By the time a second Hopkins-written rocker, "Found Out About You," topped Billboard's Modern Rock Tracks chart, Hopkins was dead.

And still they toured. 

A total of four songs from "New Miserable Experience" went Top 40 on the Billboard Mainstream Rock Charts (the two hits, "Mrs. Rita" and "Allison Road"). 

By May 1996, the album had been certified quadruple-platinum for U.S. sales of 4 million. 

"We knew when we did it that it was a great record, at least compared to what we'd done before," Wilson says. 

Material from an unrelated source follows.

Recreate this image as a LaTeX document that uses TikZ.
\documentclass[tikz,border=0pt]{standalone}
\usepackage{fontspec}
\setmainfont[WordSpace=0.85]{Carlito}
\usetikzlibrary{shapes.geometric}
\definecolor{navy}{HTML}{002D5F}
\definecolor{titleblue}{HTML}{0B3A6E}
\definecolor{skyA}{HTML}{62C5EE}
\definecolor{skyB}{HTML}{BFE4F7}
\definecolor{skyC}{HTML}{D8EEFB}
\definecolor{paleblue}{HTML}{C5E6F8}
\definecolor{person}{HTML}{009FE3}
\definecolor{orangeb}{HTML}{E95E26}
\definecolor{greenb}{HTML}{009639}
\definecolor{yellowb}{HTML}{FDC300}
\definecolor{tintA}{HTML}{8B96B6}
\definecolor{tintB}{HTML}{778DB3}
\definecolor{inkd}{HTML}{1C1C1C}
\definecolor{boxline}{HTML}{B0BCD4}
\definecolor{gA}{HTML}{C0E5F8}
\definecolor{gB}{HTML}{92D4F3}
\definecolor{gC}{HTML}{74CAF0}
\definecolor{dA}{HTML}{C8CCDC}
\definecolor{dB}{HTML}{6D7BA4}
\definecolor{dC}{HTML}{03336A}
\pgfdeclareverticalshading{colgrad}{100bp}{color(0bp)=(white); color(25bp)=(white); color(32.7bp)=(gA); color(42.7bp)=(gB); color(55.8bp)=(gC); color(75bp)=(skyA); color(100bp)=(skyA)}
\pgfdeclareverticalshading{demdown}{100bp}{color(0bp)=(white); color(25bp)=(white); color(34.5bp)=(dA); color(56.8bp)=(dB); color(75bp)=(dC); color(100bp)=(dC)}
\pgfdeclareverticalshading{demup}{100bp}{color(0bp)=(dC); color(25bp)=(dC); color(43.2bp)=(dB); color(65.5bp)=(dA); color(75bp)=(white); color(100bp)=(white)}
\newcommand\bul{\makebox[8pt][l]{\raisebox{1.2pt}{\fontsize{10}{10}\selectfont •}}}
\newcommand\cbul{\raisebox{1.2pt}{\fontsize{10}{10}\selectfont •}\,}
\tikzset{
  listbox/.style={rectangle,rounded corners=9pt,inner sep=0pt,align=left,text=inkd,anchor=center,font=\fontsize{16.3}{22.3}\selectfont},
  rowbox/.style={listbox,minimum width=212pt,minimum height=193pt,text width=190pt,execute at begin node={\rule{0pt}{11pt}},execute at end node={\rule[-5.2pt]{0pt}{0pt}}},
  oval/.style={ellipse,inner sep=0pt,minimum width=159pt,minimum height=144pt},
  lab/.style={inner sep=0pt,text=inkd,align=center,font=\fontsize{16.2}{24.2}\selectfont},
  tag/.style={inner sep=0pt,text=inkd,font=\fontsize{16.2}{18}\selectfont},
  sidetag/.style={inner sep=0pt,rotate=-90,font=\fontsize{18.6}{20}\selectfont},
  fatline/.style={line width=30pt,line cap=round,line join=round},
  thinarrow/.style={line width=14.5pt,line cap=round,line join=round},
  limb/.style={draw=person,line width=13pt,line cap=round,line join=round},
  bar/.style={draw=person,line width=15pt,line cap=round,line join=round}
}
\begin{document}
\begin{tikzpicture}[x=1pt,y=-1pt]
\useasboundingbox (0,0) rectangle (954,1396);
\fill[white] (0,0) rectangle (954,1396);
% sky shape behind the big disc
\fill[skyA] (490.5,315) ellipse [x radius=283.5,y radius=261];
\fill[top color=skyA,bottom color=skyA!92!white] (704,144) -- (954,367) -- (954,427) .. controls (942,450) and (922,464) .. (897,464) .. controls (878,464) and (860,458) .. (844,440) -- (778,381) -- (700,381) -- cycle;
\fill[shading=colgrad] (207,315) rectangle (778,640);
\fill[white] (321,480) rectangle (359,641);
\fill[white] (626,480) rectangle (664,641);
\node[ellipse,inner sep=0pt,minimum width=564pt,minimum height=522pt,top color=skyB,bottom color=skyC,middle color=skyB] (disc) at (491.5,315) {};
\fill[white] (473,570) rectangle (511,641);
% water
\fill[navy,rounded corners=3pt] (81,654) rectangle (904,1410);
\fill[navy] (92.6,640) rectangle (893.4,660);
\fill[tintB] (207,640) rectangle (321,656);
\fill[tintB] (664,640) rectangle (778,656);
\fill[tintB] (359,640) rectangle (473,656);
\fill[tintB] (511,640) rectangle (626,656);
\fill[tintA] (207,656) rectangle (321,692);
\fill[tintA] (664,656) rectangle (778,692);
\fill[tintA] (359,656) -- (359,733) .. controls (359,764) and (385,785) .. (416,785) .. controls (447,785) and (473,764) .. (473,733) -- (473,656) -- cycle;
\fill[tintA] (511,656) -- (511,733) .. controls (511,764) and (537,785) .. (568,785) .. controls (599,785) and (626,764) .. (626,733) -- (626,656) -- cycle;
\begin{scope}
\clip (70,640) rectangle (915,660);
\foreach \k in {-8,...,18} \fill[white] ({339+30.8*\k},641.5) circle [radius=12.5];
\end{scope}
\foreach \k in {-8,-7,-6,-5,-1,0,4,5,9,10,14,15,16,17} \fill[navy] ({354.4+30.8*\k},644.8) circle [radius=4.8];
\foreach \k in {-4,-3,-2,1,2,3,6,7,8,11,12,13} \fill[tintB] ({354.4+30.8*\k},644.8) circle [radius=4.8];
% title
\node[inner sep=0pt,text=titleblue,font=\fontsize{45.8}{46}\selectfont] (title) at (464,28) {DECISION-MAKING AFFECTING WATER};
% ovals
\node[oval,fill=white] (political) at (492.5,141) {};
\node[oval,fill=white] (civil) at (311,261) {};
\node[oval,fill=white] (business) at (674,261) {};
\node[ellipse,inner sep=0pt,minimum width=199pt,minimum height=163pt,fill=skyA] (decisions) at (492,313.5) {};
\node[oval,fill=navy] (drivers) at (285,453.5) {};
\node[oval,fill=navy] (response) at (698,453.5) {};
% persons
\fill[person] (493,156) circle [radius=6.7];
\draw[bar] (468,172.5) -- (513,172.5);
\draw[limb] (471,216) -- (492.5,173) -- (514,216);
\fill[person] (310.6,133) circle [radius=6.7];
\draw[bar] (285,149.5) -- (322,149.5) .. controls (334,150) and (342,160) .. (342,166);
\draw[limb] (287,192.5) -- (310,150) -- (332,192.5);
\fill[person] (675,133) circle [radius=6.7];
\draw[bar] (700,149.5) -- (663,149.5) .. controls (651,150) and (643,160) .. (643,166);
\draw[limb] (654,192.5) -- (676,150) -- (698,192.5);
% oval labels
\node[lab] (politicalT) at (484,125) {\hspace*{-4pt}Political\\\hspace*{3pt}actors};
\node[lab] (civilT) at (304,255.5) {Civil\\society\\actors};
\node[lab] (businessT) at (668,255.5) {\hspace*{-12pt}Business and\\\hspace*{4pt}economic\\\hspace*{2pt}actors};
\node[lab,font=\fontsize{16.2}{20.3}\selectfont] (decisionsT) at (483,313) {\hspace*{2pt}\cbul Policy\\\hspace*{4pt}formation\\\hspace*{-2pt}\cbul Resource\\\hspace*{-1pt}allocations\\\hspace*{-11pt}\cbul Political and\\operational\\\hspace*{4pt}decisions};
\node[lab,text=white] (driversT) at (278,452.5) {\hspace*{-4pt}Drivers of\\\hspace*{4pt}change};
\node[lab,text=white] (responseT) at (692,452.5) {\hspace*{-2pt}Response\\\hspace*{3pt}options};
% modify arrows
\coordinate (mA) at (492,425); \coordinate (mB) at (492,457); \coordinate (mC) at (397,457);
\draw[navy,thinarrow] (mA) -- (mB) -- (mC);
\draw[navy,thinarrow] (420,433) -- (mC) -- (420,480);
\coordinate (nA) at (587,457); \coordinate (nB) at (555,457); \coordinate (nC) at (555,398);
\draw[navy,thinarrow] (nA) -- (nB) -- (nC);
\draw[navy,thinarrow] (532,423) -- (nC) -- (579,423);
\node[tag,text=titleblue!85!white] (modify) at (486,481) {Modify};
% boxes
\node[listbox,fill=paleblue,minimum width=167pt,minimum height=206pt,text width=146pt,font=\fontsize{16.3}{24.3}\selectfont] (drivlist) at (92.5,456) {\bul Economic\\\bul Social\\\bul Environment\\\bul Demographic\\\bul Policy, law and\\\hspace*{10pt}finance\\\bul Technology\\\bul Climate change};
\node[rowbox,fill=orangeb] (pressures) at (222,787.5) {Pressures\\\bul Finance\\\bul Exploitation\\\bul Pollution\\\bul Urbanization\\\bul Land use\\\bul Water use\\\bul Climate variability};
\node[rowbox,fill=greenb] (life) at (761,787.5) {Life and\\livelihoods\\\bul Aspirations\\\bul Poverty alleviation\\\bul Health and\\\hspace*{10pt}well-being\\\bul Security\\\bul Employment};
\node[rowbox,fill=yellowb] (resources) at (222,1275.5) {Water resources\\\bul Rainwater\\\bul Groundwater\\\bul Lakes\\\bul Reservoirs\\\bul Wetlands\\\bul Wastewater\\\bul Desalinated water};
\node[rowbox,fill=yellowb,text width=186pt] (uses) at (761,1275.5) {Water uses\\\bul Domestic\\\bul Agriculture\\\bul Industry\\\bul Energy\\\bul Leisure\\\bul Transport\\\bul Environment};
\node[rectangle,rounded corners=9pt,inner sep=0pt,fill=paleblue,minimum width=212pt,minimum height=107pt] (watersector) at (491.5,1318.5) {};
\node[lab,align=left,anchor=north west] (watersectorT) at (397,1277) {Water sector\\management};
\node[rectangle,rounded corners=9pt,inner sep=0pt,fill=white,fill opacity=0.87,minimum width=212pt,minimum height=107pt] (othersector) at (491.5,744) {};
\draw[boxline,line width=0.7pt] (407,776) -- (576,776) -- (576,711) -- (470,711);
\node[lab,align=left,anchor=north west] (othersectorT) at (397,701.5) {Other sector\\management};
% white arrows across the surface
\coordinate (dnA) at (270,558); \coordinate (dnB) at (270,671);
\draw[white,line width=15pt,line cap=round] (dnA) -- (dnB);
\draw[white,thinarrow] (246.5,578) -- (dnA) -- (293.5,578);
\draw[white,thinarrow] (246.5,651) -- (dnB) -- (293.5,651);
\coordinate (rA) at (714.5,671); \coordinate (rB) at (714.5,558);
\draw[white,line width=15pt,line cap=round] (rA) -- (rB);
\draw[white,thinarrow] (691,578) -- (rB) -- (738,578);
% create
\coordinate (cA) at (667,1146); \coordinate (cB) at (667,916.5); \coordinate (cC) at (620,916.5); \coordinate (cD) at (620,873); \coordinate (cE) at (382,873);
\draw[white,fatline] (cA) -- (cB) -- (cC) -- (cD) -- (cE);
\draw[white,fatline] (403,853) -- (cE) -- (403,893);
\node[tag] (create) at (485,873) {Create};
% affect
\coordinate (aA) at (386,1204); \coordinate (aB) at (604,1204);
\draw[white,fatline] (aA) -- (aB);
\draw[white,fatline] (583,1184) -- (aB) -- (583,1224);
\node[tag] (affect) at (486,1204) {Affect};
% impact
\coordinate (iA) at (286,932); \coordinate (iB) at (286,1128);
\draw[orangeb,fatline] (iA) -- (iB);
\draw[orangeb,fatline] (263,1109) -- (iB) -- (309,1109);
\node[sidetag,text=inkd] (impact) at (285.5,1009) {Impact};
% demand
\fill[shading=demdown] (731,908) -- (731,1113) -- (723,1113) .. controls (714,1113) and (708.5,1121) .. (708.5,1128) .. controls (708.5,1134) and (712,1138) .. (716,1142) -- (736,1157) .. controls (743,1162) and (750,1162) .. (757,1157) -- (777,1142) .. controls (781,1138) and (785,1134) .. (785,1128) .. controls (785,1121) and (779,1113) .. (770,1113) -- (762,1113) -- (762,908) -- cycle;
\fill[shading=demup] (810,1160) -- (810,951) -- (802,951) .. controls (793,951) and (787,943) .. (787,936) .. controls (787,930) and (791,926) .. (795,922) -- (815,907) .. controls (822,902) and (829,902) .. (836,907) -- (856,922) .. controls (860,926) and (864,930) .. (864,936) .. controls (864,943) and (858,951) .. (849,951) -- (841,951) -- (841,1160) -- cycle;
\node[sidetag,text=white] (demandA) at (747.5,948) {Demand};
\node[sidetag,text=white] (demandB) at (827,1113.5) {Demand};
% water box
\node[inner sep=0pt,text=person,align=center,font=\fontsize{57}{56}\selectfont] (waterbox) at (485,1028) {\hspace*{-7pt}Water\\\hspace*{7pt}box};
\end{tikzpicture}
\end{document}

"We didn't have any sense of perspective, in terms of it being a national record. Just as far as us being the band that had been playing those songs for years, we were pretty satisfied. We knew those were our best songs. But you have no way of knowing at the time where it's gonna fit into the grand scheme of the rock 'n' roll story."

He has a much firmer grasp on its place in the grand scheme of things 30 years later.

"To have it actually kind of hold up as one of the more memorable records from that period — and it was such an exciting period in rock 'n' roll — you know, it's mind boggling. It's not something we could've really predicted."